Dr Who flashback in a CSIRO loo. Totally weird moment of panic with paper towel wrapped around my hand.

When I was a kid I was petrified of the Wirrn, a race of insectoids who infested a cryogenic arc that Dr Who's Tardis pops into - it was up there with vampire shows that I watched standing at the door of the lounge room, the open door.

The Wirrn converted people into embryonic slug Wirrn with a tiny brush of their slimy sluginess - stalking their prey from hidden corners and under the space ship grates - just like the Alien in Alien.

These days I watch almost anything - with the lights out by myself and I'm OK.

Thought I'd shaken off all those irrational beliefs - like miracles. ;)

But there I was, standing in the dim light of a toilet at Australia's premiere scientific institution the CSIRO - for real!

And as I wiped my hands the paper towel wrapped around my hand and I panicked because it felt and looked just like the image of the guy with the slimmed hand in Dr Who.

So there I am shaking my hand and trying to free it from the paper and I stop and suddenly I stop and stare at it - I snigger as my subconscious throws up this Dr Who image.

I'm quite proud of myself for having achieved a certain level headedness - but you know what I did when Darth Vader walked through the glass doors directly in front of my desk in the features department of the Courier-Mail?

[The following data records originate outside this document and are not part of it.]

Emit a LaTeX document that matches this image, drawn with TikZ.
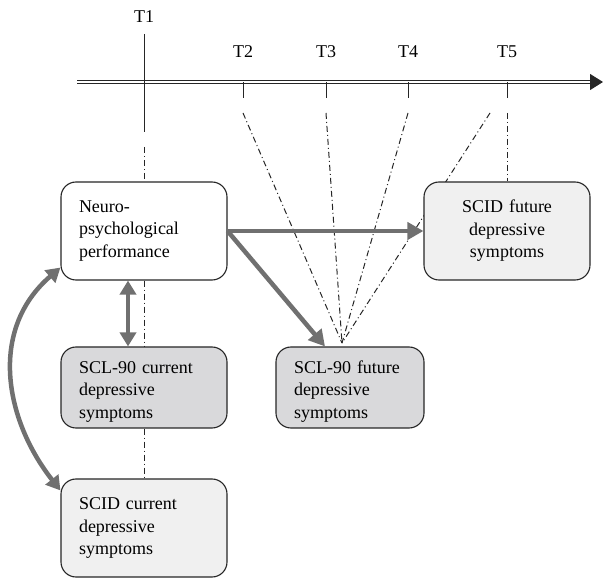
\documentclass[tikz,border=0pt]{standalone}
\usepackage{fontspec}
\setmainfont{Liberation Serif}
\usetikzlibrary{arrows.meta}

\definecolor{arrowgray}{RGB}{112,112,112}
\definecolor{boxdark}{RGB}{217,217,219}
\definecolor{boxlight}{RGB}{240,240,240}
\newcommand{\padtop}{\rule{0pt}{20pt}}

\begin{document}
\begin{tikzpicture}[x=1pt,y=1pt,
        every node/.style={font=\fontsize{18}{22.5}\selectfont},
        timeaxis/.style={draw=black!85,line width=1.2pt,double=white,double distance=1.4pt},
        axistick/.style={draw=black!85,line width=1pt},
        ddline/.style={draw=black!85,line width=1pt,dash pattern=on 6pt off 3pt on 1pt off 3pt},
        box/.style={draw=black!85,line width=1.1pt,rounded corners=15pt,inner xsep=18pt,inner ysep=6pt,text width=130pt,align=left,minimum height=98pt},
        darkbox/.style={box,fill=boxdark,minimum height=81pt},
        lightbox/.style={box,fill=boxlight},
        link/.style={draw=arrowgray,line width=4.5pt,-{Triangle[length=16pt,width=17pt]}},
        twolink/.style={link,{Triangle[length=14pt,width=16pt]}-{Triangle[length=14pt,width=16pt]}}]
                \useasboundingbox (0,0) rectangle (603,579);

                \coordinate (a0) at (77,497);
                \coordinate (a1) at (603,497);
                \draw[timeaxis,-{Triangle[length=13pt,width=16pt]}] (a0) -- (a1);

                \coordinate (t1top) at (144,545);
                \coordinate (t1low) at (144,447);
                \coordinate (t1dd) at (144,432);
                \draw[axistick] (t1top) -- (t1low);

                \coordinate (t2) at (243,497);
                \coordinate (t3) at (326,497);
                \coordinate (t4) at (408,497);
                \coordinate (t5) at (507,497);
                \draw[axistick] (t2) -- ++(0,-16);
                \draw[axistick] (t3) -- ++(0,-16);
                \draw[axistick] (t4) -- ++(0,-16);
                \draw[axistick] (t5) -- ++(0,-16);

                \node (l1) at (144,562) {T1};
                \node (l2) at (243,527) {T2};
                \node (l3) at (326,527) {T3};
                \node (l4) at (408,527) {T4};
                \node (l5) at (507,527) {T5};

                \coordinate (meet) at (342,236);
                \coordinate (d2) at (243,466);
                \coordinate (d3) at (326,466);
                \coordinate (d4) at (408,466);
                \coordinate (d5) at (490,466);
                \coordinate (d5v) at (507,466);
                \draw[ddline] (d2) -- (meet);
                \draw[ddline] (d3) -- (meet);
                \draw[ddline] (d4) -- (meet);
                \draw[ddline] (d5) -- (meet);

                \node[box,fill=white] (neuro) at (144,348) {Neuro-\\psychological\\performance};
                \node[darkbox] (sclcur) at (144,191.5) {\padtop SCL-90 current\\depressive\\symptoms};
                \node[lightbox] (scidcur) at (144,51) {SCID current\\depressive\\symptoms};
                \node[darkbox,text width=112pt] (sclfut) at (350,191.5) {\padtop SCL-90 future\\depressive\\symptoms};
                \node[lightbox,align=center] (scidfut) at (507,348) {SCID future\\depressive\\symptoms};

                \draw[ddline] (d5v) -- (scidfut.north);
                \draw[ddline] (t1dd) -- (neuro.north);
                \draw[ddline] (neuro.south) -- (sclcur.north);
                \draw[ddline] (sclcur.south) -- (scidcur.north);

                \draw[link] (neuro.east) -- (scidfut.west);
                \draw[link] (neuro.east) -- ([xshift=-25pt]sclfut.north);
                \draw[twolink] ([xshift=-16pt]neuro.south) -- ([xshift=-16pt]sclcur.north);
                \draw[twolink] ([yshift=13pt]neuro.south west) .. controls (-12,249) and (5,159) .. ([yshift=-12pt]scidcur.north west);

            \end{tikzpicture}
\end{document}
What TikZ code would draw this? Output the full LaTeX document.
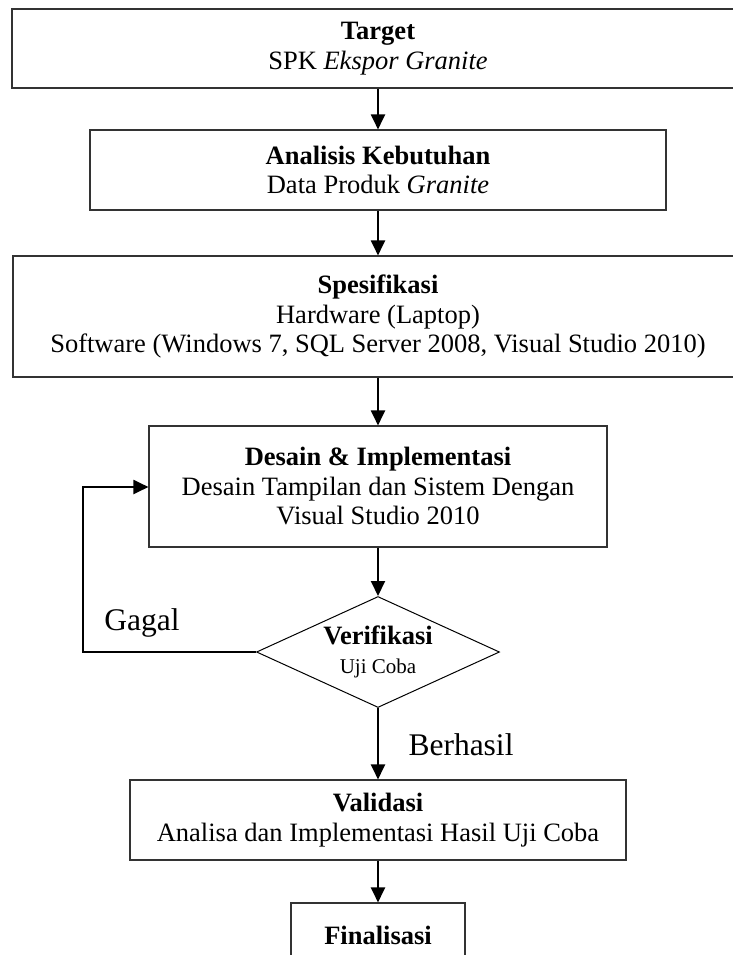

My instinctive reflex was to duck under the desk - and I was halfway through a bob down when my brain kicked into gear: "Wait a minute! He's not real!"

No one can tell me that the media doesn't affect people's psychological states - lighting affects people's psychology. Maybe if that toilet had supermarket dazzle the Wirrn would have remained dormant in my mind.

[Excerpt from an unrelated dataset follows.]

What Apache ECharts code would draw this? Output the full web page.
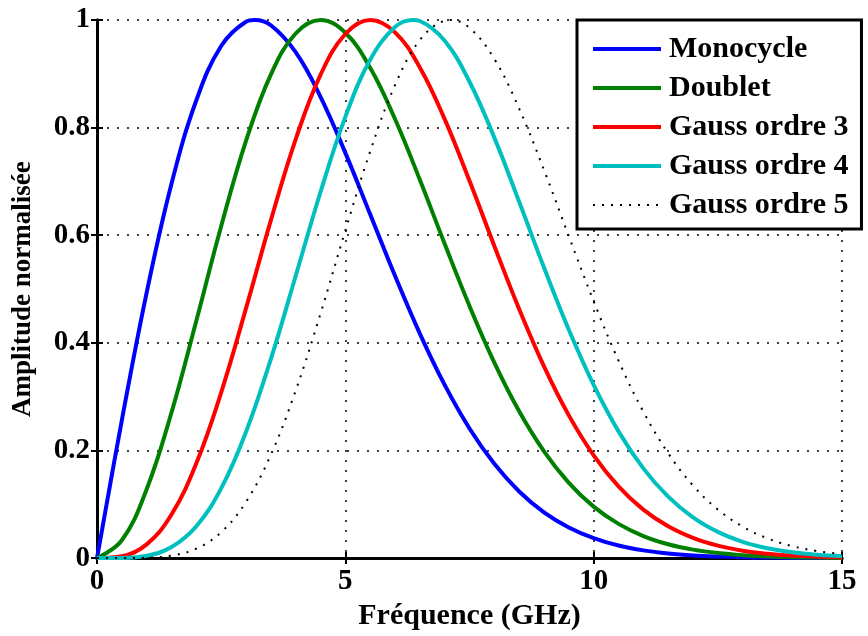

But I believe that when people live through crisis - particularly prolonged crisis such as war, revolution, drought, destitution - it may change people's mindset and they may not even know it.

I know people who have kept people alive, kept families together, left everything they own behind and started again in a country beset by racism - Australia in the 1950s - and it affected them for the rest of their lives. They never forgot. How could you?

Earlier this year I read a social studies report about the communities which depend upon water from the Murray-Darling River Basin. It doesn't seem to be on the Murray-Darling Basin Authority's new website any more. Lucky for you I kept a copy. See below.

Watching the farmers' protests on the news reminded me of this report because it explains a few important points like how farmers are getting on in years - there, in Australia's salad bowl, young people aren't lining up to farm.

At least one or two generations have left their parents and grandparents to carry on because they don't fancy being slaves to the whim of the seasons and climate.

Do you wonder that farmers approaching their retirement years are panicking? Remember what self-funded retirees felt like when the Global Financial Crisis crushed superannuation funds and share prices?

These people know that they feed the country. They probably feel like they've just been slimmed by the Greens.

They don't even have anyone to take over the farm. Farmers are as scarce as hen's teeth - or as scarce as a drop of rain in a drought.

There are so many issues all wrapped in the this proposed water management plan which has panicked the farmers and made the Greens so happy. 

Everyone's minds are set. Boy do we need a miracle now Saint Mary!